Let us apply EVOLUTION to the product form (1⊕z)⊗(3⊕z)². Here

$$\left\{\left(e_{r},\beta_{r}\right)\right\}_{r=1}^{p}=\left\{\left(1,1\right),\left(2,3\right)\right\}.$$

We find

$$ \begin{array}{l} t_0 = 1^1 \otimes 3^2 = 7, \\ t_1 = z^1 \otimes 3^2 = 6 \otimes z, \\ t_2 = z^1 \otimes z^2 = z^{3.} . \\ \end{array} $$

For the inverse operation (that will be called resolution) we first notice that if a standard maxpolynomial p(z) was obtained by EVOLUTION then two consecutive terms of p(z) are of the form

$$\cdots\oplus\beta_{r}^{e_{r}}\otimes\cdots \otimes\beta_{p}^{e_{p}}\otimes z^{e_{1}+\cdots+e_{r-1}}\oplus\beta_{r+1}^{e_{r+1}}\otimes\cdots \otimes\beta _{p}^{e_{p}}\otimes z^{e_{1}+\cdots+e_{r}}\oplus\cdots.$$

By cancelling the common factors we get \(\beta_{r}^{e_{r}}\oplus z^{e_{r}}\) or, alternatively \((\beta_{r}\oplus z)^{e_{r}}\).

Example 5.1.4

Consider the maxpolynomial 7⊕6⊗z⊕z ³. By cancelling the common factor for the first two terms we find 1⊕z, for the next two terms we get 6⊕z ²=(3⊕z)². Hence the product form is (1⊕z)⊗(3⊕z)².

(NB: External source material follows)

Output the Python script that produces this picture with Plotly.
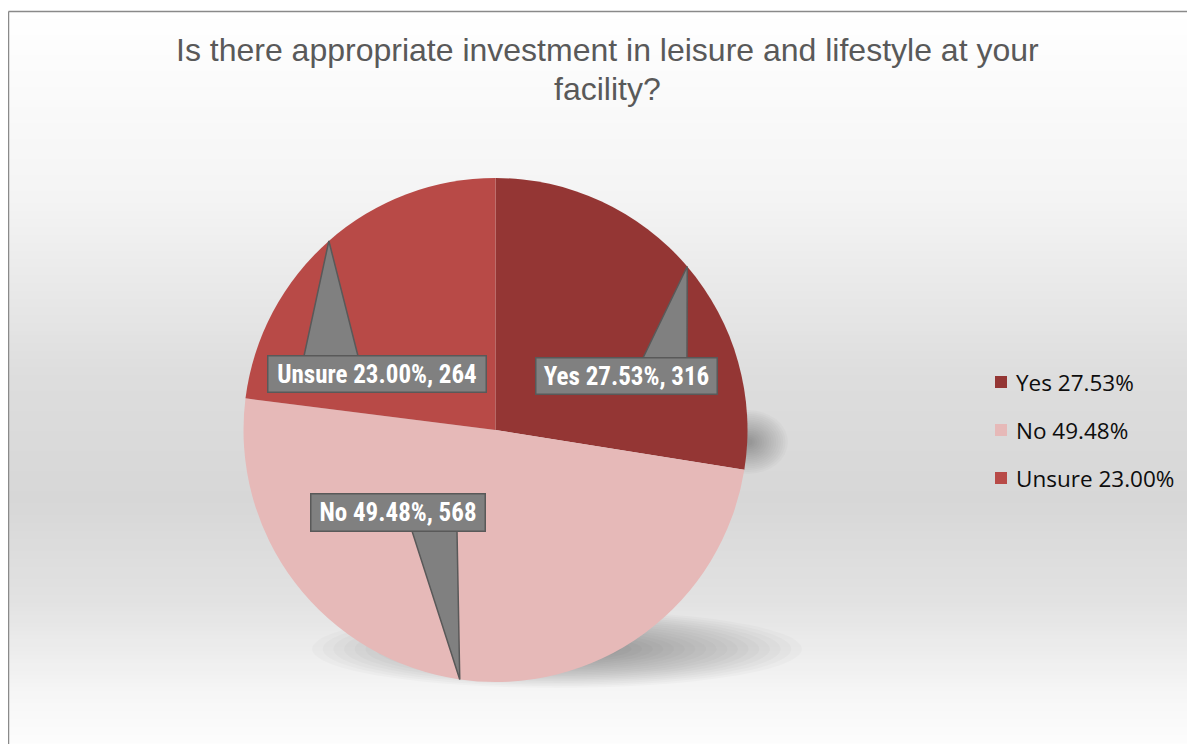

This idea generalizes to nonstandard maxpolynomials as they can always be written in the form (5.3).

Example 5.1.5

$$ \begin{array}{*{20}l} {10 \otimes z^{ - 1} \oplus 9 \oplus 3 \otimes z^2 } \hfill & { = 3 \otimes z^{ - 1} \otimes (7 \oplus 6 \otimes z \oplus z^3 )} \hfill \\ {} \hfill & { = 3 \otimes z^{ - 1} \otimes (1 \oplus z) \otimes (3 \oplus z)^2 .} \hfill \\ \end{array} $$

In fact there is no need to transform a maxpolynomial to a standard one before we apply the idea of cancellation of common factors and we can straightforwardly formulate the algorithm:

Algorithm 5.1.6

RESOLUTION

Input: Maxpolynomial \({\sum_{r=0,\ldots,p}^{\oplus}}c_{r}\otimes z^{j_{r}}\).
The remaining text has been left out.